Stratification Can Reduce Statistical Power
To ensure all arms in a randomized clinical trial have roughly equal percentages of participants from key subgroups, statisticians often stratify patient assignment to each arm and account for these stratification factors in the final analysis. A computational study led by researchers with the SWOG Cancer Research Network has found that for modestly sized phase 2 trials, stratified analysis with more than one or two stratification factors can significantly reduce the power of a trial to detect a positive result.
The work will be presented at the American Society for Hematology (ASH) 2022 Annual Meeting and Exposition, on December 12 in New Orleans (abstract #4027).
To test the effect of stratification on statistical power, the researchers simulated trial data using design assumptions from the protocol of a randomized phase 2 acute myeloid leukemia trial that was being finalized. They ran multiple simulations based on the design, using increasing numbers of stratification factors in randomization and in analysis. They then estimated the statistical power for each simulation while keeping the allowable type-1 error roughly constant. Also known as a false positive, a type-1 error concludes an effect when no effect actually exists.
The researchers found that for the small phase 2 trial design they worked from, which had a total sample size of 84 participants (42 per arm), a stratified analysis that included one or two stratification factors did not significantly decrease the statistical power from that of an unstratified design. When four or six stratification factors were used, however, statistical power decreased from around 88 percent in the unstratified setting to 75 percent or 55 percent, respectively. Generally, clinical trial designs aim to have at least 80 percent power to detect a difference between treatment arms.
The analysis was led by Anna Moseley, a SWOG biostatistician based at the Fred Hutchinson Cancer Center. Moseley noted there is currently a lack of concrete data in the literature on the impact of additional stratification factors on statistical power.
“The impetus for the experiment was that there weren’t any data to look at when trying to advise study teams on how many factors to use in stratification, at least not in the setting of a phase 2 trial – so with a small sample size – with potentially many stratification factors.”

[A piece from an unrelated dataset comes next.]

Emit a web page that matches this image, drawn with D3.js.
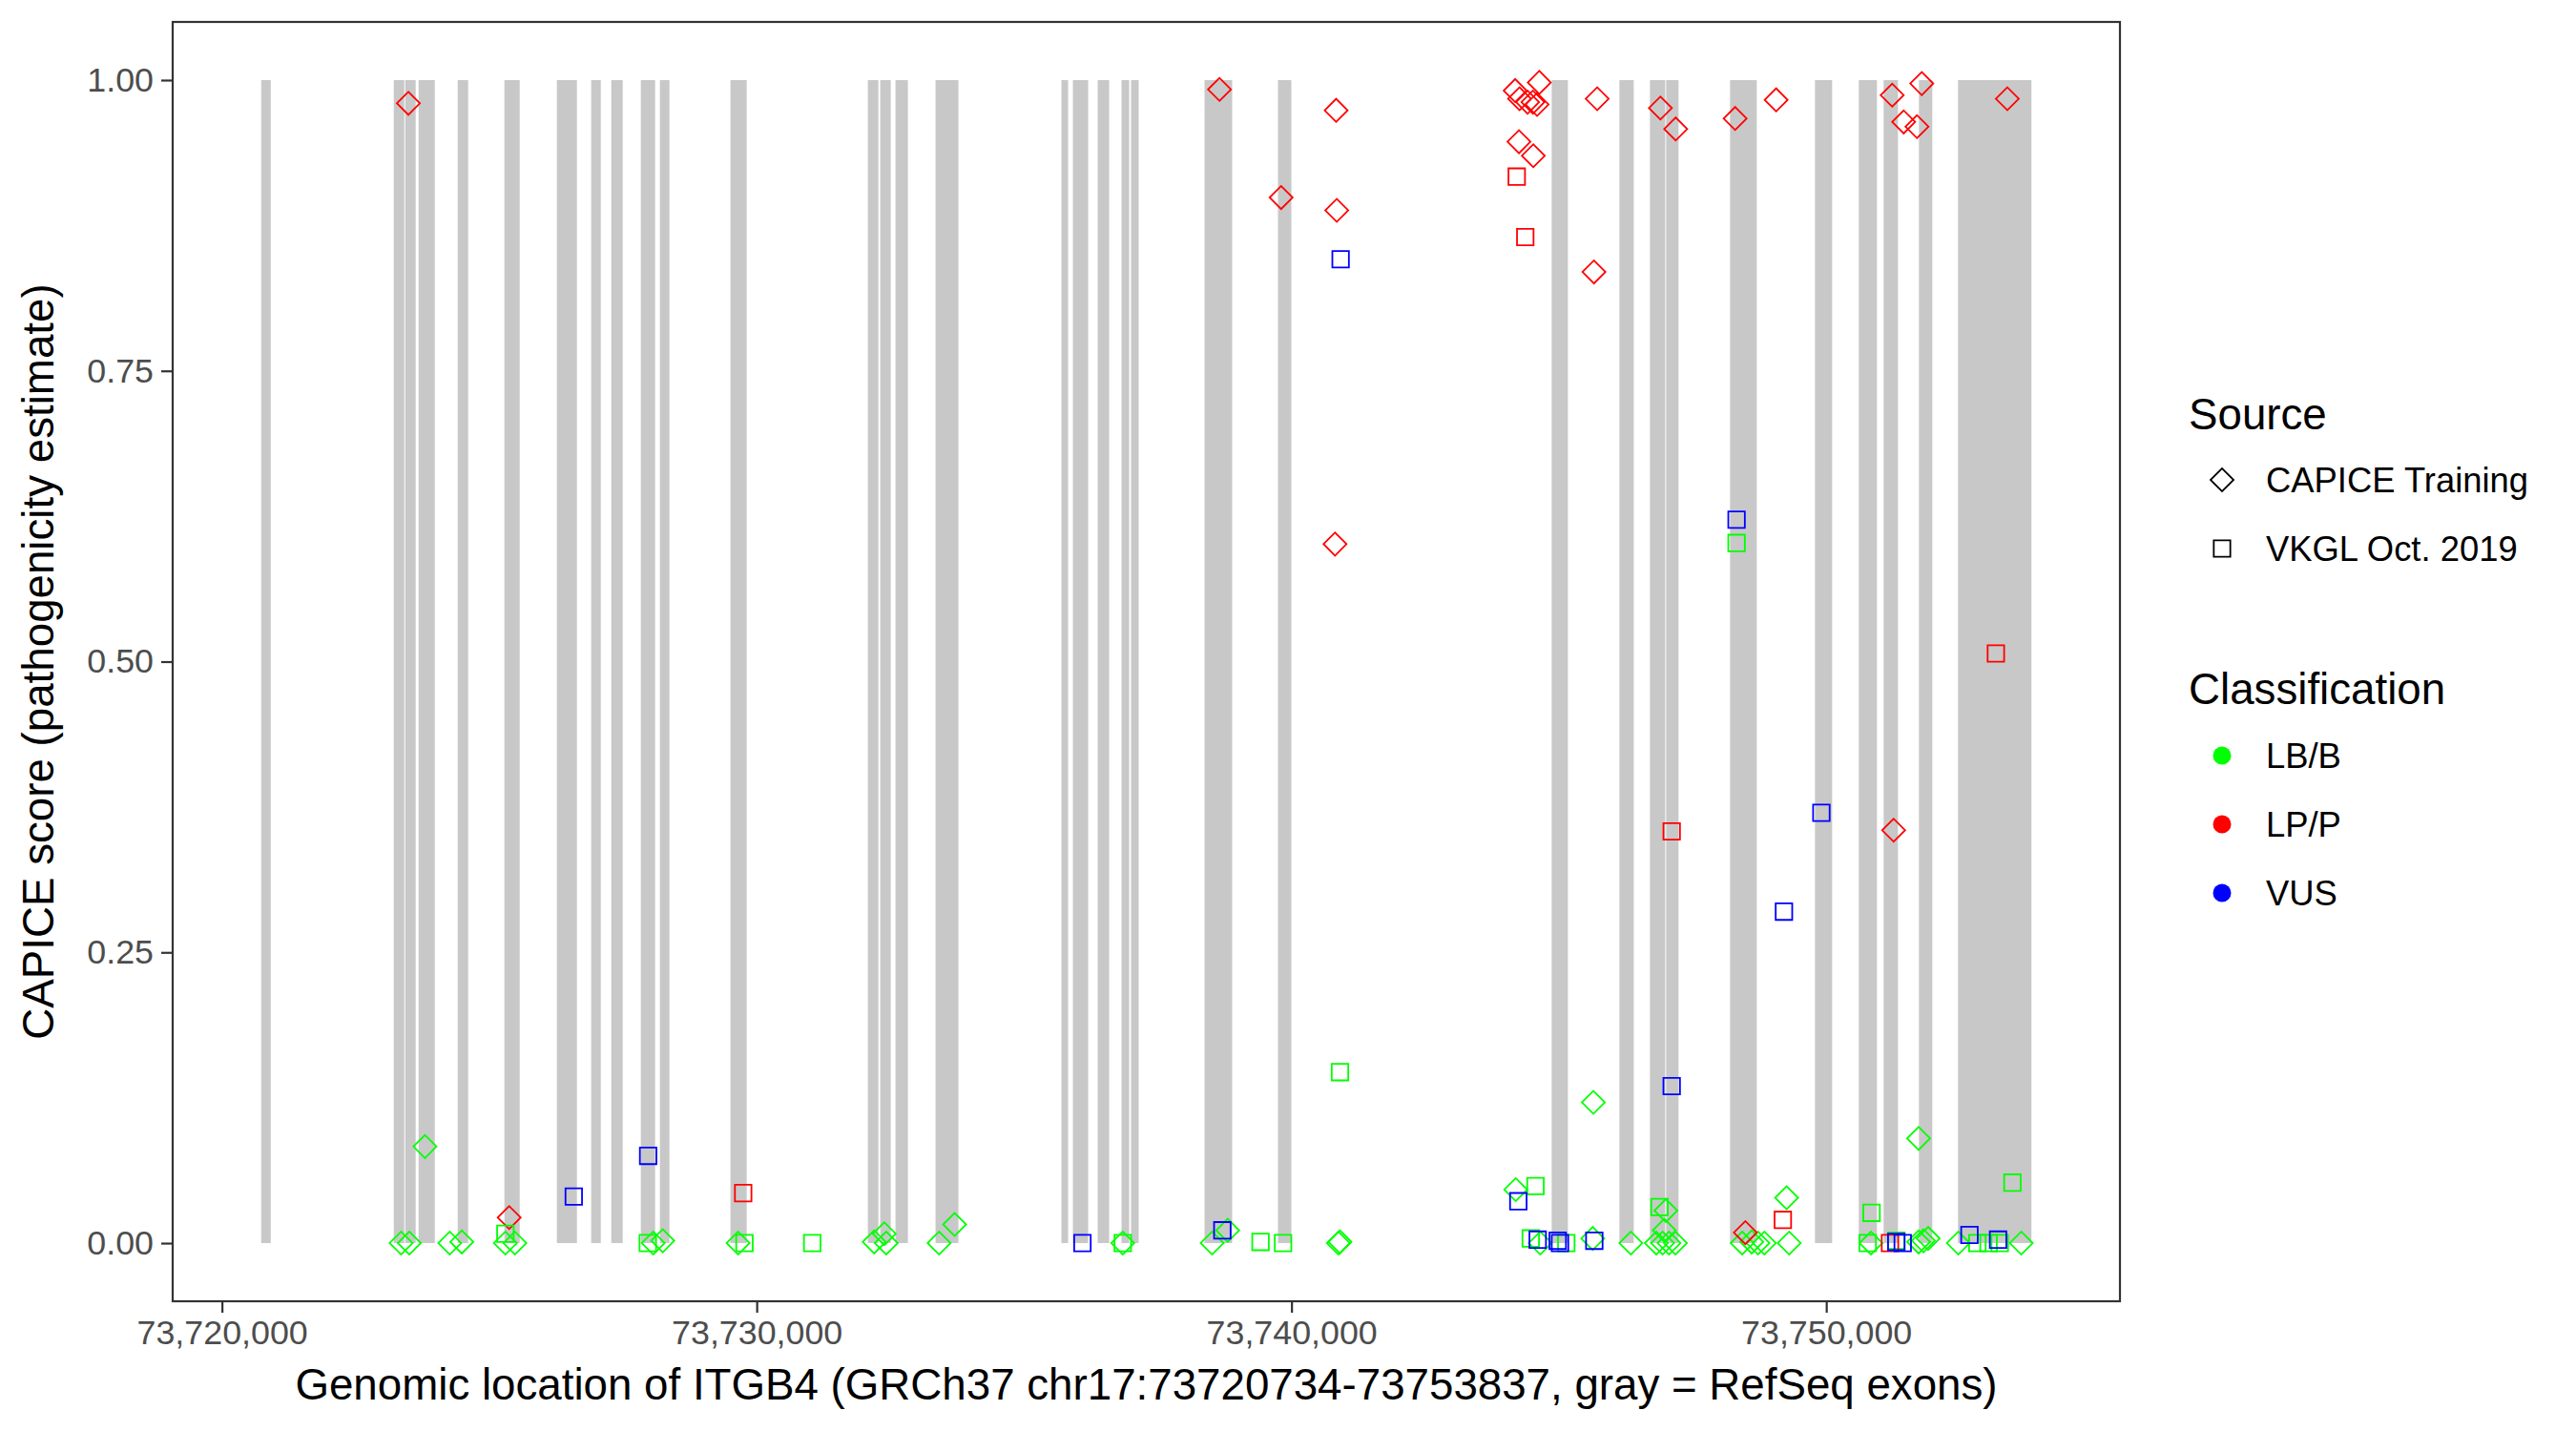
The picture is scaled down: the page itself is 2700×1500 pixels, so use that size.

The new findings, she said, “can help statisticians give more informed advice when designing trials, and a justification for limiting our number of stratification factors to those that are going to really make a difference in how likely each patient is to meet the primary endpoint.”
“There might be a tendency to assume that we want the arms to be as equal as possible,” she added, “which makes sense, because you want all of these important factors to be distributed equally across the arms to make the trial most likely to be unbiased, but there is a drawback to that: it will hit your power to show a positive result.”
The SWOG Cancer Research Network is a cancer clinical trials group funded by the National Cancer Institute (NCI), part of the National Institutes of Health (NIH). The analysis was supported by the NIH/NCI through grants CA180888 and CA180819.
The author team also included Boris Freidlin, of the NCI Division of Cancer Treatment & Diagnosis, Biometric Research Program; Rory Shallis, and Amer Zeidan, both of Yale University School of Medicine; David Sallman, of Moffitt Cancer Center; Rich Little, of the NCI, Cancer Therapy and Evaluation Program (CTEP); Harry Erba, of Duke University School of Medicine, Duke Cancer Institute; and Michael LeBlanc and Megan Othus, both of the SWOG Statistics and Data Management Center and the Fred Hutchinson Cancer Center.